20. Wichita’s most famous resident is Dennis Mitchell of Dennis the Menace fame. The comic strip was created by Hank Ketcham, who, in 1990, revealed that his beloved characters lived in a “two-story, three-bedroom fixer upper on the outskirts of Wichita.” Then-mayor Bob Knight rather liked the news. “I had no idea that [Dennis] lived here,” the statesman said, “but he sure is welcome.”
21. The city is home to Chance Rides Manufacturing, the country's largest manufacturer of roller coasters and other amusement park staples.
22. Next time you’re in town, be sure to visit the Museum of World Treasures. Not only does this establishment possess a prop pitchfork that appeared in MGM’s The Wizard of Oz (1939), but it also features one of the most complete T. rex skeletons ever found.

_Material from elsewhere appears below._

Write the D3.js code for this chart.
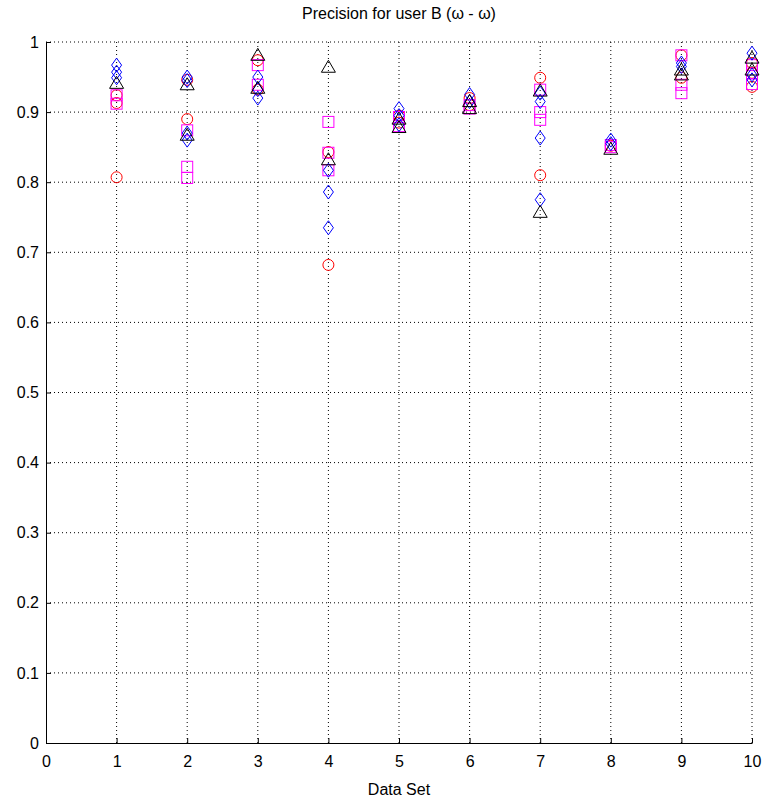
<!DOCTYPE html>
<html><head><meta charset="utf-8">
<script src="https://cdn.jsdelivr.net/npm/d3@7"></script>
<style>
body{margin:0;background:#fff;}
text{font-family:"Liberation Sans Narrow","Liberation Sans",Arial,sans-serif;}
</style></head><body>
<svg id="c" width="769" height="808"></svg>
<script>
const dataSets = [1,2,3,4,5,6,7,8,9,10];
const xTicks = [0,1,2,3,4,5,6,7,8,9,10];
const yTicks = [0,0.1,0.2,0.3,0.4,0.5,0.6,0.7,0.8,0.9,1];
// values per data set, several runs each
const redCircles = [
  [0.924,0.913,0.807],
  [0.946,0.890],
  [0.974,0.932],
  [0.843,0.682],
  [0.895,0.885],
  [0.920,0.910],
  [0.949,0.810],
  [0.852],
  [0.981,0.949],
  [0.970,0.956,0.936]
];
const magentaSquares = [
  [0.924,0.912],
  [0.874,0.822,0.806],
  [0.967,0.939],
  [0.886,0.842,0.817],
  [0.893,0.880],
  [0.910,0.905],
  [0.932,0.900,0.889],
  [0.853,0.850],
  [0.981,0.939,0.927],
  [0.967,0.955,0.940]
];
const blueDiamonds = [
  [0.967,0.957,0.949],
  [0.950,0.945,0.870,0.860],
  [0.950,0.932,0.920],
  [0.817,0.786,0.735],
  [0.905,0.895,0.882],
  [0.925,0.915],
  [0.927,0.915,0.863,0.775],
  [0.860,0.855],
  [0.970,0.965],
  [0.984,0.953,0.946]
];
const blackTriangles = [
  [0.941],
  [0.939,0.867],
  [0.981,0.934],
  [0.964,0.832],
  [0.890,0.878],
  [0.915,0.905],
  [0.930,0.757],
  [0.847],
  [0.960,0.953],
  [0.977,0.960]
];

const svg = d3.select("#c");
const m = {l:46, r:17, t:42, b:65};
const W = 769, H = 808;
const x = d3.scaleLinear().domain([0,10]).range([m.l, W-m.r]);
const y = d3.scaleLinear().domain([0,1]).range([H-m.b, m.t]);

// grid
const g = svg.append("g");
g.selectAll("line.gx").data(xTicks.slice(1)).join("line")
  .attr("x1",d=>x(d)).attr("x2",d=>x(d)).attr("y1",y(0)).attr("y2",y(1))
  .attr("stroke","#000").attr("stroke-width",1).attr("stroke-dasharray","1,3");
g.selectAll("line.gy").data(yTicks.slice(1)).join("line")
  .attr("y1",d=>y(d)).attr("y2",d=>y(d)).attr("x1",x(0)).attr("x2",x(10))
  .attr("stroke","#000").attr("stroke-width",1).attr("stroke-dasharray","1,3");

// axes
const xAxis = d3.axisBottom(x).tickValues(xTicks).tickSizeInner(-5).tickSizeOuter(0).tickPadding(10).tickFormat(d3.format("d"));
const yAxis = d3.axisLeft(y).tickValues(yTicks).tickSizeInner(-5).tickSizeOuter(0).tickPadding(7).tickFormat(d=>d===0?"0":d===1?"1":d3.format(".1f")(d));
const gx = svg.append("g").attr("transform",`translate(0,${y(0)})`).call(xAxis);
const gy = svg.append("g").attr("transform",`translate(${x(0)},0)`).call(yAxis);
[gx,gy].forEach(a=>{
  a.select(".domain").attr("stroke","#000").attr("stroke-width",1);
  a.selectAll(".tick line").attr("stroke","#000");
  a.selectAll("text").attr("font-size",16).attr("fill","#000");
});
gx.selectAll("text").attr("dy","0.9em");

// markers
function pts(arr){ const out=[]; arr.forEach((vals,i)=>vals.forEach(v=>out.push([dataSets[i],v]))); return out; }
const mk = svg.append("g").attr("fill","none").attr("stroke-width",1);
mk.selectAll("circle.r").data(pts(redCircles)).join("circle")
  .attr("cx",d=>x(d[0])).attr("cy",d=>y(d[1])).attr("r",5.5).attr("stroke","#ff0000");
mk.selectAll("rect.m").data(pts(magentaSquares)).join("rect")
  .attr("x",d=>x(d[0])-5.5).attr("y",d=>y(d[1])-5.5).attr("width",11).attr("height",11).attr("stroke","#ff00ff");
mk.selectAll("path.b").data(pts(blueDiamonds)).join("path")
  .attr("d",d=>{const cx=x(d[0]),cy=y(d[1]);return `M${cx},${cy-7}L${cx+5},${cy}L${cx},${cy+7}L${cx-5},${cy}Z`;})
  .attr("stroke","#0000ff");
mk.selectAll("path.k").data(pts(blackTriangles)).join("path")
  .attr("d",d=>{const cx=x(d[0]),cy=y(d[1]);return `M${cx},${cy-7}L${cx+7},${cy+5}L${cx-7},${cy+5}Z`;})
  .attr("stroke","#000000");

// labels
svg.append("text").attr("x",(x(0)+x(10))/2).attr("y",19).attr("text-anchor","middle")
  .attr("font-size",16).text("Precision for user B (ω - ω)");
svg.append("text").attr("x",(x(0)+x(10))/2).attr("y",795).attr("text-anchor","middle")
  .attr("font-size",16).text("Data Set");
</script></body></html>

Known as “Ivan,” the specimen hails from South Dakota and 60 to 70 percent of its bones have been unearthed.
24. Attention film buffs: the Wichita Public Library system has hosted screenings of Oscar-nominated shorts for the past 29 years. Note that only flicks with a runtime of under 40 minutes are considered.
25. No guide to Wichita would be complete without mentioning its most recognizable landmark. At 44 feet in height and five tons in weight, the Keeper of the Plains is one impressive statue. Designed by Kiowa-Comanche artist Francis Blackbear Bosin, this sculpture of a Native American was created to honor the United States’ bicentennial in 1976. Safely perched on an Arkansas River island, the Keeper is surrounded by fire pits which light up periodically when the weather permits.